Please transcribe the listing below in full and word for word, without its pictures.

— BEGIN Raw data —

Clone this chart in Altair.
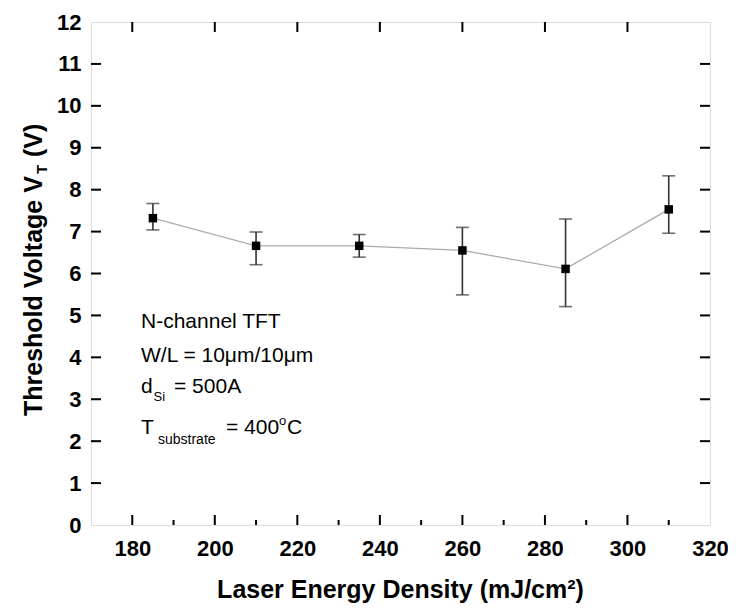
import altair as alt
import pandas as pd

# ---- data ----
energy = [185, 210, 235, 260, 285, 310]
vt = [7.32, 6.66, 6.66, 6.55, 6.11, 7.53]
vt_upper = [7.67, 6.99, 6.93, 7.10, 7.30, 8.33]
vt_lower = [7.04, 6.21, 6.39, 5.49, 5.21, 6.96]

x_labels = [180, 200, 220, 240, 260, 280, 300, 320]
x_major = [180, 200, 220, 240, 260, 280, 300]
x_minor = [190, 210, 230, 250, 270, 290, 310]
y_labels = list(range(0, 13))
y_major = list(range(1, 12))

W, H = 619, 503
FONT = "Liberation Sans"
INK = "#000000"
BAR = "#333333"

df = pd.DataFrame({"E": energy, "V": vt, "hi": vt_upper, "lo": vt_lower})
xs = alt.Scale(domain=[170, 320], nice=False, zero=False)
ys = alt.Scale(domain=[0, 12], nice=False, zero=False)

xaxis = alt.Axis(values=x_labels, title=None, labelFont=FONT, labelFontSize=22,
                 labelFontWeight="bold", labelColor=INK, labelPadding=13,
                 ticks=False, tickSize=0, domain=False, grid=False, labelFlush=False)
yaxis = alt.Axis(values=y_labels, title=None, labelFont=FONT, labelFontSize=22,
                 labelFontWeight="bold", labelColor=INK, labelPadding=10,
                 ticks=False, tickSize=0, domain=False, grid=False, labelFlush=False)

base = alt.Chart(df)
line = base.mark_line(color="#ababab", strokeWidth=1.3).encode(
    x=alt.X("E:Q", scale=xs, axis=xaxis),
    y=alt.Y("V:Q", scale=ys, axis=yaxis),
)
bars = base.mark_rule(color=BAR, strokeWidth=1.6).encode(
    x=alt.X("E:Q", scale=xs), y=alt.Y("lo:Q", scale=ys), y2="hi:Q"
)
cap_hi = base.mark_tick(orient="horizontal", size=13, thickness=1.6, color=BAR).encode(
    x=alt.X("E:Q", scale=xs), y=alt.Y("hi:Q", scale=ys)
)
cap_lo = base.mark_tick(orient="horizontal", size=13, thickness=1.6, color=BAR).encode(
    x=alt.X("E:Q", scale=xs), y=alt.Y("lo:Q", scale=ys)
)
pts = base.mark_square(size=72, color=INK, opacity=1, filled=True).encode(
    x=alt.X("E:Q", scale=xs), y=alt.Y("V:Q", scale=ys)
)

# inward ticks on the frame
xmaj = alt.Chart(pd.DataFrame({"t": x_major}))
xmin = alt.Chart(pd.DataFrame({"t": x_minor}))
ymaj = alt.Chart(pd.DataFrame({"t": y_major}))
tick_layers = [
    xmaj.mark_rule(color=INK, strokeWidth=2).encode(
        x=alt.X("t:Q", scale=xs), y=alt.value(H), y2=alt.value(H - 10)),
    xmin.mark_rule(color=INK, strokeWidth=2).encode(
        x=alt.X("t:Q", scale=xs), y=alt.value(H), y2=alt.value(H - 5)),
    xmaj.mark_rule(color=INK, strokeWidth=2).encode(
        x=alt.X("t:Q", scale=xs), y=alt.value(0), y2=alt.value(10)),
    ymaj.mark_rule(color=INK, strokeWidth=2).encode(
        y=alt.Y("t:Q", scale=ys), x=alt.value(0), x2=alt.value(10)),
    ymaj.mark_rule(color=INK, strokeWidth=2).encode(
        y=alt.Y("t:Q", scale=ys), x=alt.value(W), x2=alt.value(W - 10)),
]

# text pieces: (text, x, y, size, weight, angle)
AX = 50
pieces = [
    ("N-channel TFT", AX, 306, 21, "normal", 0),
    ("W/L = 10\u03bcm/10\u03bcm", AX, 340, 21, "normal", 0),
    ("d", AX, 371, 21, "normal", 0),
    ("Si", AX + 12.5, 379, 13, "normal", 0),
    ("= 500A", AX + 33, 371, 21, "normal", 0),
    ("T", AX, 412, 21, "normal", 0),
    ("substrate", AX + 17, 422, 14, "normal", 0),
    ("= 400", AX + 85, 412, 21, "normal", 0),
    ("o", AX + 138, 403, 13, "normal", 0),
    ("C", AX + 146, 412, 21, "normal", 0),
    # y title (rotated)
    ("Threshold Voltage V", -49, 394, 25, "bold", 270),
    ("T", -44, 152, 15, "bold", 270),
    ("(V)", -49, 135, 25, "bold", 270),
]
text_layers = []
for t, px, py, fs, fw, ang in pieces:
    text_layers.append(
        alt.Chart(pd.DataFrame({"s": [t]})).mark_text(
            align="left", baseline="alphabetic", font=FONT, fontSize=fs,
            fontWeight=fw, color=INK, angle=ang,
        ).encode(x=alt.value(px), y=alt.value(py), text="s:N")
    )
xtitle = alt.Chart(pd.DataFrame({"s": ["Laser Energy Density (mJ/cm\u00b2)"]})).mark_text(
    align="center", baseline="alphabetic", font=FONT, fontSize=25,
    fontWeight="bold", color=INK,
).encode(x=alt.value(W / 2), y=alt.value(H + 73), text="s:N")

chart = alt.layer(
    line, bars, cap_hi, cap_lo, pts, *tick_layers, *text_layers, xtitle
).properties(
    width=W, height=H,
    autosize=alt.AutoSizeParams(type="none"),
    padding={"left": 83, "top": 14, "right": 18, "bottom": 78},
).configure_view(stroke=INK, strokeWidth=2).configure(background="white")

chart.save("out.html", embed_options={"renderer": "svg", "actions": False})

— END Raw data —

### In response
Clone this chart in Altair.
import altair as alt
import pandas as pd

# ---- data ----
energy = [185, 210, 235, 260, 285, 310]
vt = [7.32, 6.66, 6.66, 6.55, 6.11, 7.53]
vt_upper = [7.67, 6.99, 6.93, 7.10, 7.30, 8.33]
vt_lower = [7.04, 6.21, 6.39, 5.49, 5.21, 6.96]

x_labels = [180, 200, 220, 240, 260, 280, 300, 320]
x_major = [180, 200, 220, 240, 260, 280, 300]
x_minor = [190, 210, 230, 250, 270, 290, 310]
y_labels = list(range(0, 13))
y_major = list(range(1, 12))

W, H = 619, 503
FONT = "Liberation Sans"
INK = "#000000"
BAR = "#333333"

df = pd.DataFrame({"E": energy, "V": vt, "hi": vt_upper, "lo": vt_lower})
xs = alt.Scale(domain=[170, 320], nice=False, zero=False)
ys = alt.Scale(domain=[0, 12], nice=False, zero=False)

xaxis = alt.Axis(values=x_labels, title=None, labelFont=FONT, labelFontSize=22,
                 labelFontWeight="bold", labelColor=INK, labelPadding=13,
                 ticks=False, tickSize=0, domain=False, grid=False, labelFlush=False)
yaxis = alt.Axis(values=y_labels, title=None, labelFont=FONT, labelFontSize=22,
                 labelFontWeight="bold", labelColor=INK, labelPadding=10,
                 ticks=False, tickSize=0, domain=False, grid=False, labelFlush=False)

base = alt.Chart(df)
line = base.mark_line(color="#ababab", strokeWidth=1.3).encode(
    x=alt.X("E:Q", scale=xs, axis=xaxis),
    y=alt.Y("V:Q", scale=ys, axis=yaxis),
)
bars = base.mark_rule(color=BAR, strokeWidth=1.6).encode(
    x=alt.X("E:Q", scale=xs), y=alt.Y("lo:Q", scale=ys), y2="hi:Q"
)
cap_hi = base.mark_tick(orient="horizontal", size=13, thickness=1.6, color=BAR).encode(
    x=alt.X("E:Q", scale=xs), y=alt.Y("hi:Q", scale=ys)
)
cap_lo = base.mark_tick(orient="horizontal", size=13, thickness=1.6, color=BAR).encode(
    x=alt.X("E:Q", scale=xs), y=alt.Y("lo:Q", scale=ys)
)
pts = base.mark_square(size=72, color=INK, opacity=1, filled=True).encode(
    x=alt.X("E:Q", scale=xs), y=alt.Y("V:Q", scale=ys)
)

# inward ticks on the frame
xmaj = alt.Chart(pd.DataFrame({"t": x_major}))
xmin = alt.Chart(pd.DataFrame({"t": x_minor}))
ymaj = alt.Chart(pd.DataFrame({"t": y_major}))
tick_layers = [
    xmaj.mark_rule(color=INK, strokeWidth=2).encode(
        x=alt.X("t:Q", scale=xs), y=alt.value(H), y2=alt.value(H - 10)),
    xmin.mark_rule(color=INK, strokeWidth=2).encode(
        x=alt.X("t:Q", scale=xs), y=alt.value(H), y2=alt.value(H - 5)),
    xmaj.mark_rule(color=INK, strokeWidth=2).encode(
        x=alt.X("t:Q", scale=xs), y=alt.value(0), y2=alt.value(10)),
    ymaj.mark_rule(color=INK, strokeWidth=2).encode(
        y=alt.Y("t:Q", scale=ys), x=alt.value(0), x2=alt.value(10)),
    ymaj.mark_rule(color=INK, strokeWidth=2).encode(
        y=alt.Y("t:Q", scale=ys), x=alt.value(W), x2=alt.value(W - 10)),
]

# text pieces: (text, x, y, size, weight, angle)
AX = 50
pieces = [
    ("N-channel TFT", AX, 306, 21, "normal", 0),
    ("W/L = 10\u03bcm/10\u03bcm", AX, 340, 21, "normal", 0),
    ("d", AX, 371, 21, "normal", 0),
    ("Si", AX + 12.5, 379, 13, "normal", 0),
    ("= 500A", AX + 33, 371, 21, "normal", 0),
    ("T", AX, 412, 21, "normal", 0),
    ("substrate", AX + 17, 422, 14, "normal", 0),
    ("= 400", AX + 85, 412, 21, "normal", 0),
    ("o", AX + 138, 403, 13, "normal", 0),
    ("C", AX + 146, 412, 21, "normal", 0),
    # y title (rotated)
    ("Threshold Voltage V", -49, 394, 25, "bold", 270),
    ("T", -44, 152, 15, "bold", 270),
    ("(V)", -49, 135, 25, "bold", 270),
]
text_layers = []
for t, px, py, fs, fw, ang in pieces:
    text_layers.append(
        alt.Chart(pd.DataFrame({"s": [t]})).mark_text(
            align="left", baseline="alphabetic", font=FONT, fontSize=fs,
            fontWeight=fw, color=INK, angle=ang,
        ).encode(x=alt.value(px), y=alt.value(py), text="s:N")
    )
xtitle = alt.Chart(pd.DataFrame({"s": ["Laser Energy Density (mJ/cm\u00b2)"]})).mark_text(
    align="center", baseline="alphabetic", font=FONT, fontSize=25,
    fontWeight="bold", color=INK,
).encode(x=alt.value(W / 2), y=alt.value(H + 73), text="s:N")

chart = alt.layer(
    line, bars, cap_hi, cap_lo, pts, *tick_layers, *text_layers, xtitle
).properties(
    width=W, height=H,
    autosize=alt.AutoSizeParams(type="none"),
    padding={"left": 83, "top": 14, "right": 18, "bottom": 78},
).configure_view(stroke=INK, strokeWidth=2).configure(background="white")

chart.save("out.html", embed_options={"renderer": "svg", "actions": False})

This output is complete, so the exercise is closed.